As consumers in Southeast Asia become increasingly aware of the importance of safeguarding their financial data, they want to see additional security features offered by banks and mobile wallet providers, says a study by the online security firm Kaspersky.
The survey conducted by YouGov in July 2021 discovered that 67% of users of digital banking and e-wallet apps in Southeast Asia prefer to receive a one-time-password (OTP) through SMS for every transaction.
A majority of the respondents also want to see two-factor authentication (57%) as well as biometric security features like facial or fingerprint recognition (56%).
OTPs are the top priority for consumers in most Southeast Asia countries -- including Indonesia (67%), Malaysia (66%), the Philippines (75%), Thailand (63%) and Vietnam (74%) -- except Singapore where two-factor authentication had slightly more support (65%).
Digital payment customers also welcome the use of machine learning in combatting social engineering attacks. Some 40% of respondents noted that companies should start preventing frauds/scams automatically based on spending behaviour and/or transfer history.
Some 28% of respondents also said that tokenisation -- the process of protecting sensitive data by replacing it with an algorithmically generated number called a token -- can also augment the security of mobile banking and e-payment applications.
"The sheer market size of Southeast Asia in terms of digital payment offers a lengthy runway for expansion," said Yeo Siang Tiong, general manager for Southeast Asia at Kaspersky.
"In a competitive sector, payment companies should be assessed not just on their innovations, but also on their security posture. We can draw from our findings that customers are increasingly becoming aware of the value of technology to protect their finances online.
"In general, these security features are useful preventive measures that can potentially enhance the cybersecurity standards in the digital payments space. However, these options should not be viewed in an isolated manner, but considered as part of a holistic cybersecurity framework."

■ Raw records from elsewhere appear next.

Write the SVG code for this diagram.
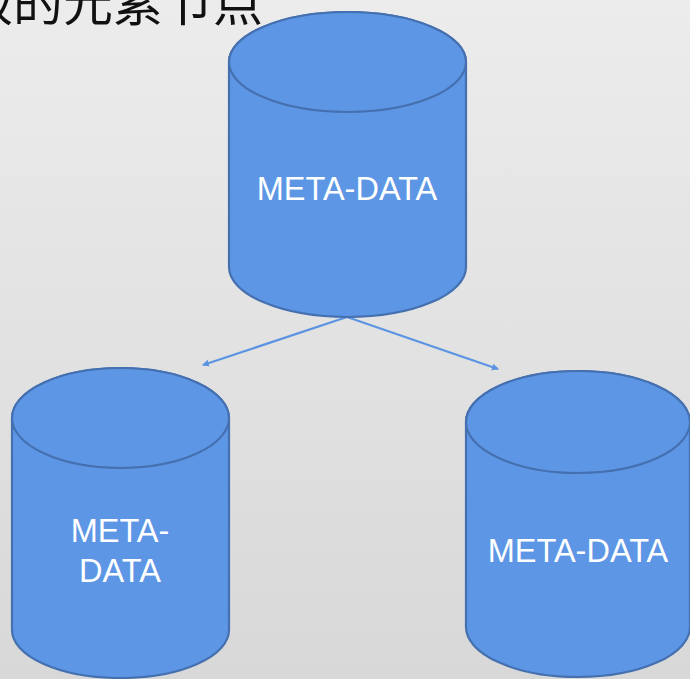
<svg xmlns="http://www.w3.org/2000/svg" width="690" height="679" viewBox="0 0 690 679">
<defs>
<linearGradient id="bg" x1="0" y1="0" x2="0" y2="1">
<stop offset="0" stop-color="#ececec"/>
<stop offset="1" stop-color="#d8d8d8"/>
</linearGradient>
<marker id="ah" markerWidth="8" markerHeight="8" refX="6" refY="4" orient="auto" markerUnits="userSpaceOnUse">
<path d="M0,0.5 L7,4 L0,7.5 Z" fill="#5b94e2"/>
</marker>
<style>
.cyl{fill:#5d96e5;stroke:#4570b0;stroke-width:2.2}
.lbl{font-family:"Liberation Sans",Arial,sans-serif;font-size:32.5px;fill:#ffffff;text-anchor:middle}
.con{stroke:#5b94e2;stroke-width:2.2;fill:none;marker-end:url(#ah)}
</style>
</defs>
<rect width="690" height="679" fill="url(#bg)"/>
<text x="263" y="21" font-family="'Noto Sans CJK SC',sans-serif" font-size="50" fill="#111" text-anchor="end">级的元素节点</text>
<g id="connectors">
<line class="con" x1="347" y1="317" x2="203" y2="365"/>
<line class="con" x1="347" y1="317" x2="498" y2="369"/>
</g>
<g id="top">
<path class="cyl" d="M229,62 L229,267 A118.5,50 0 0 0 466,267 L466,62 A118.5,50 0 0 0 229,62 Z"/>
<ellipse class="cyl" cx="347.5" cy="62" rx="118.5" ry="50"/>
<text class="lbl" x="347" y="200">META-DATA</text>
</g>
<g id="left">
<path class="cyl" d="M12,418 L12,630 A108.5,48 0 0 0 229,630 L229,418 A108.5,50 0 0 0 12,418 Z"/>
<ellipse class="cyl" cx="120.5" cy="418" rx="108.5" ry="50"/>
<text class="lbl" x="120" y="542">META-</text>
<text class="lbl" x="120" y="582">DATA</text>
</g>
<g id="right">
<path class="cyl" d="M466,422 L466,627 A112,50 0 0 0 690,627 L690,422 A112,51 0 0 0 466,422 Z"/>
<ellipse class="cyl" cx="578" cy="422" rx="112" ry="51"/>
<text class="lbl" x="578" y="562">META-DATA</text>
</g>
</svg>
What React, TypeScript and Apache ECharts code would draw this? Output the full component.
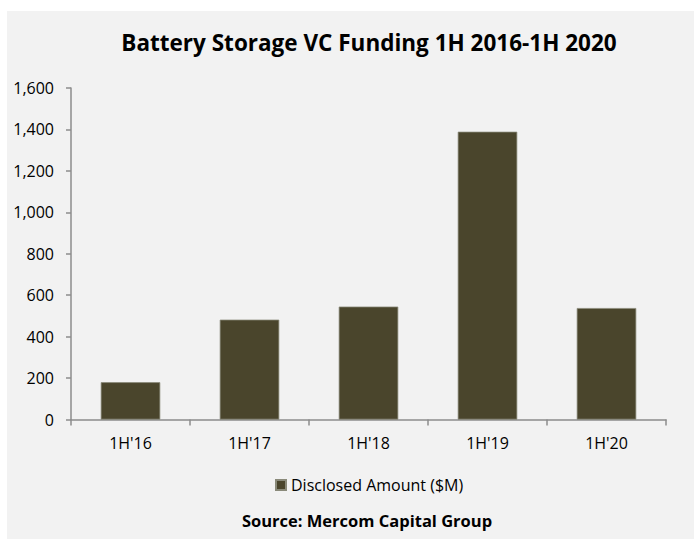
import React, { useEffect, useRef } from "react";
import * as echarts from "echarts";

const categories = ["1H'16", "1H'17", "1H'18", "1H'19", "1H'20"];
const amounts = [180, 482, 545, 1389, 538];
const seriesName = "Disclosed Amount ($M)";
const titleText = "Battery Storage VC Funding 1H 2016-1H 2020";
const sourceText = "Source: Mercom Capital Group";

const FONT = "'Open Sans', 'Noto Sans', sans-serif";

export default function App() {
  const ref = useRef<HTMLDivElement>(null);
  useEffect(() => {
    if (!ref.current) return;
    const chart = echarts.init(ref.current, null, { renderer: "svg" });
    chart.setOption({
      animation: false,
      backgroundColor: "#ffffff",
      textStyle: { fontFamily: FONT },
      graphic: [
        {
          type: "rect",
          z: -10,
          silent: true,
          shape: { x: 7, y: 11, width: 700, height: 540 },
          style: { fill: "#f2f2f2" },
        },
        {
          type: "text",
          x: 369,
          y: 42,
          style: {
            text: titleText,
            font: `bold 22.5px ${FONT}`,
            fill: "#000",
            textAlign: "center",
            textVerticalAlign: "middle",
          },
        },
        {
          type: "text",
          x: 367,
          y: 520,
          style: {
            text: sourceText,
            font: `bold 16.5px ${FONT}`,
            fill: "#000",
            textAlign: "center",
            textVerticalAlign: "middle",
          },
        },
      ],
      grid: { left: 71, right: 28, top: 88, bottom: 119.5, containLabel: false },
      legend: {
        data: [seriesName],
        left: 270,
        top: 472,
        icon: "rect",
        itemWidth: 10,
        itemHeight: 10,
        itemGap: 8,
        textStyle: { fontFamily: FONT, fontSize: 16, color: "#000" },
      },
      xAxis: {
        type: "category",
        data: categories,
        axisLine: { lineStyle: { color: "#8c8c8c", width: 1.5 } },
        axisTick: { show: true, length: 6, lineStyle: { color: "#8c8c8c", width: 1.5 } },
        axisLabel: { color: "#000", fontSize: 16, fontFamily: FONT, margin: 15 },
      },
      yAxis: {
        type: "value",
        min: 0,
        max: 1600,
        interval: 200,
        splitLine: { show: false },
        axisLine: { show: true, lineStyle: { color: "#8c8c8c", width: 1.5 } },
        axisTick: { show: true, length: 5, lineStyle: { color: "#8c8c8c", width: 1.5 } },
        axisLabel: {
          color: "#000",
          fontSize: 16,
          fontFamily: FONT,
          margin: 17,
          formatter: (v: number) => v.toLocaleString("en-US"),
        },
      },
      series: [
        {
          name: seriesName,
          type: "bar",
          data: amounts,
          barWidth: "50%",
          itemStyle: { color: "#4a452c", borderColor: "#8a8a7a", borderWidth: 0.75 },
        },
      ],
    });
    return () => chart.dispose();
  }, []);
  return (
    <div
      ref={ref}
      style={{ position: "absolute", left: 0, top: 0, width: 694, height: 539 }}
    />
  );
}
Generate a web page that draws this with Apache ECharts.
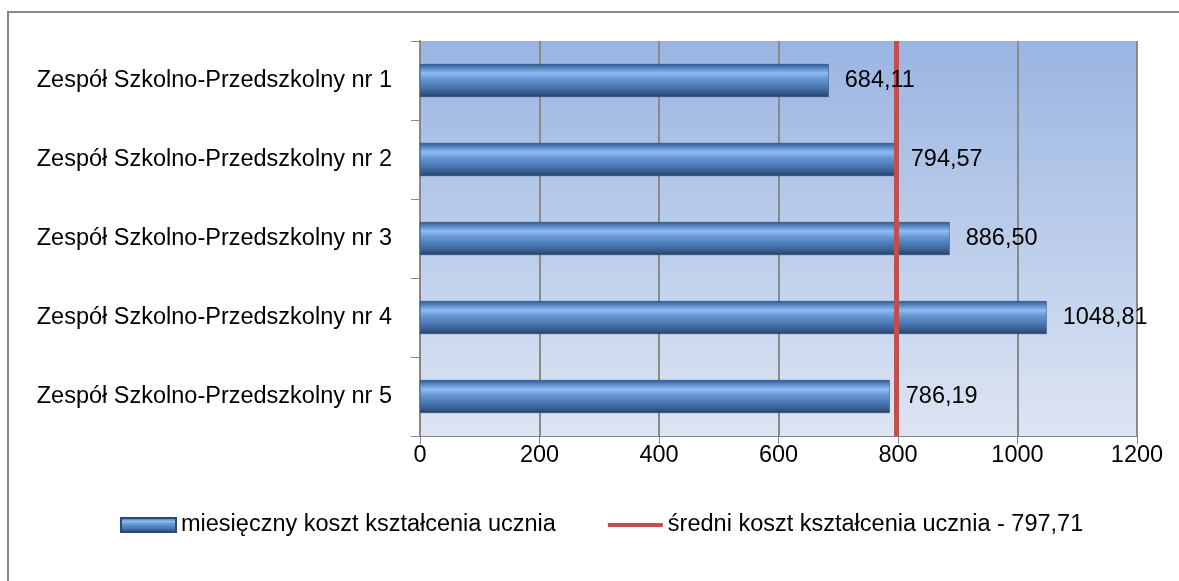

The usage of two-factor authentication, for example, has its limitations, particularly when it comes to SMS-based authentication.
Password-bearing SMS messages can be intercepted by a Trojan lying inside the smartphone, or by a defect in the SS7 protocol used to transmit mobile messages, making SMS-based two-factor authentication unreliable at times.
In such cases, Kaspersky experts say, it would be advisable to employ self-contained authentication apps, with SMS being used only as a last resort to limit a company's vulnerability to data breaches.
Given the complicated nature of securing apps and finances online, it is not surprising that 65% of the respondents said that banks and mobile wallet companies should provide more incentives to maintain security integrity -- such as changing passwords regularly. Another 60% said providers should educate users more about the threats online.
When it comes to choosing a mobile e-wallet provider, security remains a priority for digital payment users in Southeast Asia.
More than half (58%) said they would use an e-wallet that includes extra security features like fingerprint and two-factor authentication, while more than a third (37%) said they would use banking apps or mobile wallets from providers that have not have been engaged in any previous data breach or cybersecurity attack.
Some 42% of respondents said they would favour a mobile e-wallet that is independent, meaning it could be used directly by a bank or through a third party. Some 35% prefer a closed system, where users can only use the funds in the wallet to make payments for transactions initiated with a specific merchant.
Other considerations in choosing a digital wallet company included: promotions, cash back and lower transfer fees (49%); anonymity -- users don't need to reveal credit card details to too many merchants (35%); bankless -- bank account details not needed (25%); and locally developed (16%).
"To develop a long-term and sustainable growth strategy, digital payment companies need to take into account some of the wants and needs of their users," said Mr Yeo.
"While some of the preventive measures are not entirely new and have been around for some time, it is crucial to consider how security features can be integrated in a manner without compromising the user experience.
"Our study showed how customers are increasingly holding digital payment providers accountable for the security of their finances online so we suggest companies determine the cybersecurity gaps in each of the stage of their payment process, and fit in the right IT measures in a calibrated manner."
To stay protected from ever-changing fraud and cybercrime techniques, Kaspersky recommends digital payment providers adopt the following measures:
Ensure prompt patching and updating of software to prevent adversaries penetrating the system.
Adopt high-grade encryption for sensitive data and enforce strong credentials and multi-factor authentication.
Use effective endpoint protection with threat detection and response capabilities to block access attempts, and managed protection services for efficient attack investigation and expert response.
Educate customers and employees on possible tricks malefactors may use. Companies should work with globally recognised security providers that can ensure an effective learning process.
Conduct annual security audits and penetration tests to find security issues in the network.
Install a fraud prevention solution that can be quickly adapted for identifying new attack schemes and methods.
For enterprises with mature IT infrastructure, install anti-APT (advanced persistent threat) and endpoint threat detection and response (EDR) solutions. Provide your security operations team with access to the latest threat intelligence and regularly upskill them with professional training.